Fatalnie w rundę rewanżową wszedł skoczowski Beskid. W trzech meczach nie wywalczył żadnego punktu. beskid skoczow Podopieczni Marcina Michalika rozpoczęli drugą część sezonu od bezbramkowego remisu z Kuźnią Ustroń. Wynik meczu został jednak zweryfikowany jako walkower na korzyść drużyny Mateusza Żebrowskiego. Następnie Beskid przegrał u siebie 1:2 z Koszarawą Żywiec, wczoraj uległ na wyjeździe Skałce Żabnica. – Po takim meczu można usiąść i płakać. Nie potrafię tego zrozumieć i wytłumaczyć. Prowadziliśmy grę, mieliśmy optyczną przewagę, ale przegraliśmy. Tak samo wyglądało spotkanie z Koszarawą – klaruje podłamany trener Michalik.

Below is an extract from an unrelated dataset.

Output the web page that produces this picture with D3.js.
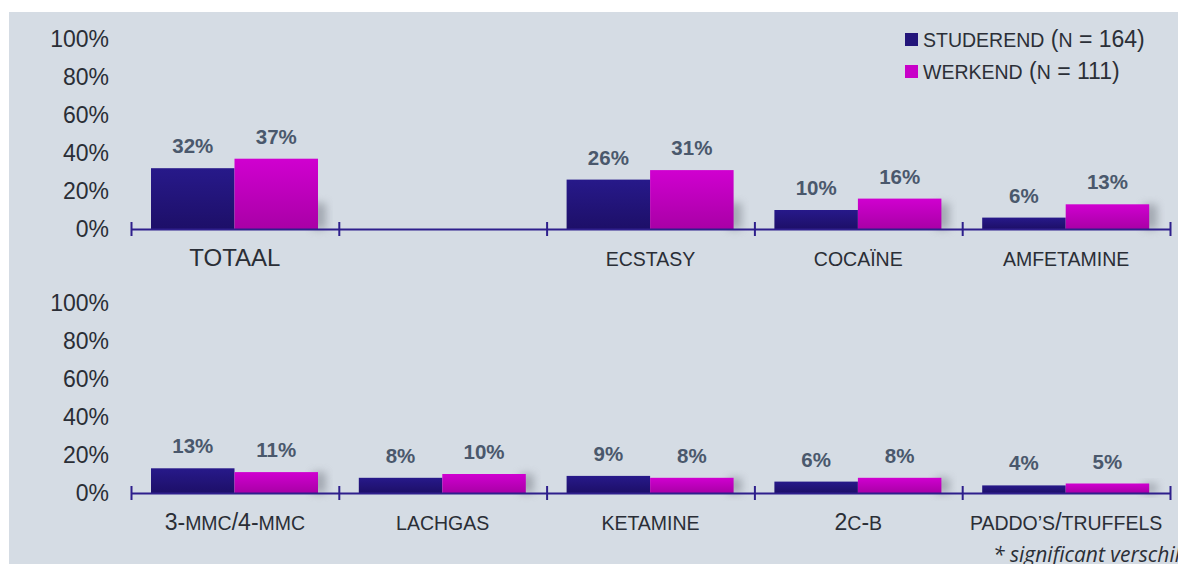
<!DOCTYPE html>
<html>
<head>
<meta charset="utf-8">
<script src="https://cdn.jsdelivr.net/npm/d3@7"></script>
<style>
  html, body { margin: 0; padding: 0; background: #fff; overflow: hidden; }
  svg { display: block; font-family: "Liberation Sans", Arial, sans-serif; }
</style>
</head>
<body>
<div id="chart"></div>
<script>
// data
const series = ['STUDEREND (N = 164)', 'WERKEND (N = 111)']
const topCategories = ['TOTAAL', '', 'ECSTASY', 'COCAÏNE', 'AMFETAMINE']
const topStuderend = [32, null, 26, 10, 6]
const topWerkend = [37, null, 31, 16, 13]
const bottomCategories = ['3-MMC/4-MMC', 'LACHGAS', 'KETAMINE', '2C-B', 'PADDO’S/TRUFFELS']
const bottomStuderend = [13, 8, 9, 6, 4]
const bottomWerkend = [11, 10, 8, 8, 5]
const yTicks = [0, 20, 40, 60, 80, 100]
const footnote = '* significant verschil'

const width = 1178
const height = 564
const colors = ['url(#gradBlue)', 'url(#gradMagenta)']
const legendColors = ['#23157a', '#c800c8']

const svg = d3.select('#chart')
  .append('svg')
  .attr('width', width)
  .attr('height', height)

const defs = svg.append('defs')
function gradient (id, top, bottom) {
  const g = defs.append('linearGradient')
    .attr('id', id)
    .attr('x1', 0).attr('y1', 0).attr('x2', 0).attr('y2', 1)
  g.append('stop').attr('offset', '0%').attr('stop-color', top)
  g.append('stop').attr('offset', '100%').attr('stop-color', bottom)
}
gradient('gradBlue', '#27198a', '#1d0f68')
gradient('gradMagenta', '#d000d0', '#a900a6')
defs.append('filter')
  .attr('id', 'blur')
  .attr('x', '-50%').attr('y', '-50%').attr('width', '200%').attr('height', '200%')
  .append('feGaussianBlur')
  .attr('stdDeviation', 4)

// small caps look: letters smaller, digits and signs full size
function smallCaps (sel, letterSize, otherSize) {
  sel.each(function (d) {
    const t = d3.select(this)
    const parts = String(d.label).match(/([A-ZÀ-Ý’']+|[^A-ZÀ-Ý’']+)/g) || []
    parts.forEach(p => {
      t.append('tspan')
        .attr('font-size', /[A-ZÀ-Ý’']/.test(p) ? letterSize : otherSize)
        .text(p)
    })
  })
}

// panel
svg.append('rect')
  .attr('x', 9)
  .attr('y', 12)
  .attr('width', width - 9)
  .attr('height', height - 12)
  .attr('fill', '#d5dce4')

const x = d3.scaleBand()
  .domain(d3.range(5))
  .range([131, 1170])
const xEdges = d3.scaleLinear()
  .domain([0, 5])
  .range([131, 1170])
const xSub = d3.scaleBand()
  .domain([0, 1])
  .range([20, 187])

// legend
const legend = svg.append('g')
  .selectAll('g')
  .data(series)
  .join('g')
  .attr('transform', (d, i) => `translate(905, ${33 + i * 32})`)
legend.append('rect')
  .attr('width', 13)
  .attr('height', 13)
  .attr('fill', (d, i) => legendColors[i])
legend.append('text')
  .datum(d => ({ label: d }))
  .attr('x', 18)
  .attr('y', 14)
  .attr('fill', '#2b2f37')
  .call(smallCaps, 19.5, 23)

function drawPanel (categories, valuesA, valuesB, y0, y100) {
  const y = d3.scaleLinear()
    .domain([0, 100])
    .range([y0, y100])
  const g = svg.append('g')

  // y axis labels
  g.append('g')
    .attr('transform', 'translate(131,0)')
    .call(d3.axisLeft(y).tickValues(yTicks).tickSize(0).tickPadding(22).tickFormat(d => d + '%'))
    .call(a => a.select('.domain').remove())
    .call(a => a.selectAll('text')
      .attr('font-family', '"Liberation Sans", Arial, sans-serif')
      .attr('font-size', 23)
      .attr('fill', '#2a2e36'))

  const rows = categories.map((c, i) => ({
    i: i,
    label: c,
    values: [valuesA[i], valuesB[i]]
  }))

  const groups = g.selectAll('.grp')
    .data(rows)
    .join('g')
    .attr('class', 'grp')
    .attr('transform', d => `translate(${x(d.i)},0)`)

  // soft shadow at the lower right of each pair
  groups.filter(d => d.values[1] != null)
    .append('rect')
    .attr('x', xSub(1) + xSub.bandwidth() - 6)
    .attr('y', d => Math.max(y(d.values[1]), y0 - 26))
    .attr('width', 14)
    .attr('height', d => y0 - Math.max(y(d.values[1]), y0 - 26))
    .attr('fill', '#80858f')
    .attr('opacity', 0.6)
    .attr('filter', 'url(#blur)')

  groups.selectAll('.bar')
    .data(d => d.values.map((v, j) => ({ v: v, j: j })).filter(e => e.v != null))
    .join('rect')
    .attr('class', 'bar')
    .attr('x', e => xSub(e.j))
    .attr('width', xSub.bandwidth())
    .attr('y', e => y(e.v))
    .attr('height', e => y0 - y(e.v))
    .attr('fill', e => colors[e.j])

  groups.selectAll('.val')
    .data(d => d.values.map((v, j) => ({ v: v, j: j })).filter(e => e.v != null))
    .join('text')
    .attr('class', 'val')
    .attr('x', e => xSub(e.j) + xSub.bandwidth() / 2)
    .attr('y', e => y(e.v) - 15)
    .attr('text-anchor', 'middle')
    .attr('font-size', 20.5)
    .attr('font-weight', 'bold')
    .attr('fill', '#4a586c')
    .text(e => e.v + '%')

  // x axis with edge ticks
  g.append('g')
    .attr('transform', `translate(0,${y0})`)
    .call(d3.axisBottom(xEdges).ticks(5).tickSizeOuter(0).tickFormat(''))
    .call(a => a.select('.domain').attr('stroke', '#2e1f8c').attr('stroke-width', 2))
    .call(a => a.selectAll('.tick line')
      .attr('stroke', '#2e1f8c')
      .attr('stroke-width', 2)
      .attr('y1', -7)
      .attr('y2', 7))

  // category labels
  const labels = g.selectAll('.cat')
    .data(rows)
    .join('text')
    .attr('class', 'cat')
    .attr('x', d => x(d.i) + x.bandwidth() / 2)
    .attr('y', y0 + 37)
    .attr('text-anchor', 'middle')
    .attr('fill', '#2a2e36')
  labels.filter(d => d.label === 'TOTAAL')
    .append('tspan')
    .attr('font-size', 24)
    .text(d => d.label)
  labels.filter(d => d.label !== 'TOTAAL')
    .call(smallCaps, 19.5, 23)
}

drawPanel(topCategories, topStuderend, topWerkend, 229, 39)
drawPanel(bottomCategories, bottomStuderend, bottomWerkend, 493, 303)

svg.append('text')
  .attr('x', 993)
  .attr('y', 562)
  .attr('font-family', '"Open Sans", sans-serif')
  .attr('font-style', 'italic')
  .attr('font-size', 21)
  .attr('fill', '#2a2e36')
  .text(footnote)
</script>
</body>
</html>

Skoczowianie stracili przed przerwą trzy gole, w odstępie kilku minut. Nie zdołali odpowiedzieć żadnym. – Przeciwnik posyłał w nasze pole karne długie podania. Byliśmy ugotowani po takich zagraniach. Trzy zagrania 40-metrowe wystarczyły. Staraliśmy się grać piłką. Boisko było jakie było, ale to nas nie usprawiedliwia. Rywala muszę pochwalić za mądrą grę – ocenia nasz rozmówca.

Beskid po rundzie jesiennej znajdował się na trzecim miejscu w tabeli. Spadł na piąte. Traci po podium już sześć punktów.